_WHAT YOU WILL DO:_ Can you set down, exactly as they appear below, the lines from the opening of the material through the one bearing "blue = '#5B9BD5'", minus the pictures?

_Charts and diagrams as code:_
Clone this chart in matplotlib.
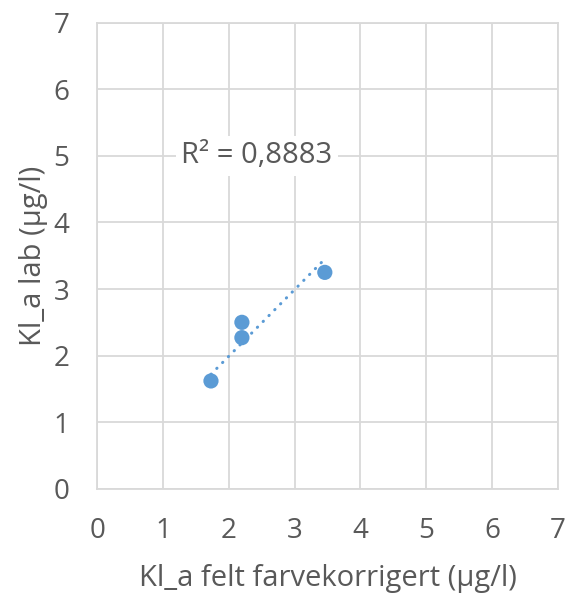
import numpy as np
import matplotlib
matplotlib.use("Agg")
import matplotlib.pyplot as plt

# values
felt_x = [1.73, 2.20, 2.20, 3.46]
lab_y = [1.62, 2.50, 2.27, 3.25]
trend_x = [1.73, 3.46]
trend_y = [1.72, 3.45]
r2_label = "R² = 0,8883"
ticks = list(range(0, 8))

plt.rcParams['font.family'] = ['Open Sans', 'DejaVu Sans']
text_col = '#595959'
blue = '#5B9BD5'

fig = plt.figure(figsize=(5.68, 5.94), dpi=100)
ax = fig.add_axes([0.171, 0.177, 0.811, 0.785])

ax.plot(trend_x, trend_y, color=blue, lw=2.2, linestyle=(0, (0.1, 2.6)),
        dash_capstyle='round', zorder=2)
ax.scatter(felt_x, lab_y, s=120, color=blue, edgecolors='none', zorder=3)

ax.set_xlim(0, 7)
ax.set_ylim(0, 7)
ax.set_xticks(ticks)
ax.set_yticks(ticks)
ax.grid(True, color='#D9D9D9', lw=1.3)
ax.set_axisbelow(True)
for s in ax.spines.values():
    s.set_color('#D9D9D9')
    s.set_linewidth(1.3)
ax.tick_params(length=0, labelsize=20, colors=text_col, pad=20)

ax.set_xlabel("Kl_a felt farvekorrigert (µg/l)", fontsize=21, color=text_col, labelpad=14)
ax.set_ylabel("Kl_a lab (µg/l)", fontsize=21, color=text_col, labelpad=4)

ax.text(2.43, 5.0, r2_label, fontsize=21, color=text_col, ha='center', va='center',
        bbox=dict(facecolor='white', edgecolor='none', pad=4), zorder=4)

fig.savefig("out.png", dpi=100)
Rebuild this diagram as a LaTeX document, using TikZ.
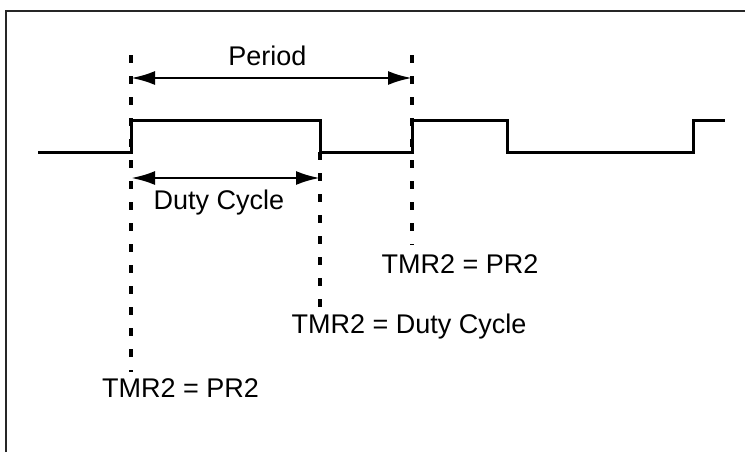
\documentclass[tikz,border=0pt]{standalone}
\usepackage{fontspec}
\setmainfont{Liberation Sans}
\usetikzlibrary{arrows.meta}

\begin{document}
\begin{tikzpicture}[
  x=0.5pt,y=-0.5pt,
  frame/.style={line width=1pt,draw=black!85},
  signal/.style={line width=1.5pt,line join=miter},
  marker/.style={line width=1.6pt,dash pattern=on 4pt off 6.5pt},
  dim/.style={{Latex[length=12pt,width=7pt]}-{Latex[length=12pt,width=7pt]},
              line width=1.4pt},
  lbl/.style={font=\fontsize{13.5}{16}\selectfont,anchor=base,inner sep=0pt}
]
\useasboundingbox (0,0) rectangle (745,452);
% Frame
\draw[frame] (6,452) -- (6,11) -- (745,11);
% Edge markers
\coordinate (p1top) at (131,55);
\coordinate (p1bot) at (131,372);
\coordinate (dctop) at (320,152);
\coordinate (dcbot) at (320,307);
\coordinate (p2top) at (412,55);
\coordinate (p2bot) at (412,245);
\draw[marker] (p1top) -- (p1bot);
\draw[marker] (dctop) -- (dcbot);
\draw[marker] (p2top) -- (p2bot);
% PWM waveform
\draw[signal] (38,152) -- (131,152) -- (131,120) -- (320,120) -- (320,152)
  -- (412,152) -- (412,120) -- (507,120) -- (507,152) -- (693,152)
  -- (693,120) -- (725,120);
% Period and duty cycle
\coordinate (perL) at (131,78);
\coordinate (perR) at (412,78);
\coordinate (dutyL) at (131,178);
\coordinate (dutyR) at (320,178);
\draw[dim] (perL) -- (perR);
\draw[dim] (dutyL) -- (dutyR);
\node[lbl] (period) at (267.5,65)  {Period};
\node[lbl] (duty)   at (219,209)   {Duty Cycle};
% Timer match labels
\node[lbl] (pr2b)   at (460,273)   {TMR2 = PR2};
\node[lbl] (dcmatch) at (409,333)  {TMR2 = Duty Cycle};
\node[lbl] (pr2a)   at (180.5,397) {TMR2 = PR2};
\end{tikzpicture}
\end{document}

_RESPONSE TO THE EXERCISE:_
Clone this chart in matplotlib.
import numpy as np
import matplotlib
matplotlib.use("Agg")
import matplotlib.pyplot as plt

# values
felt_x = [1.73, 2.20, 2.20, 3.46]
lab_y = [1.62, 2.50, 2.27, 3.25]
trend_x = [1.73, 3.46]
trend_y = [1.72, 3.45]
r2_label = "R² = 0,8883"
ticks = list(range(0, 8))

plt.rcParams['font.family'] = ['Open Sans', 'DejaVu Sans']
text_col = '#595959'
blue = '#5B9BD5'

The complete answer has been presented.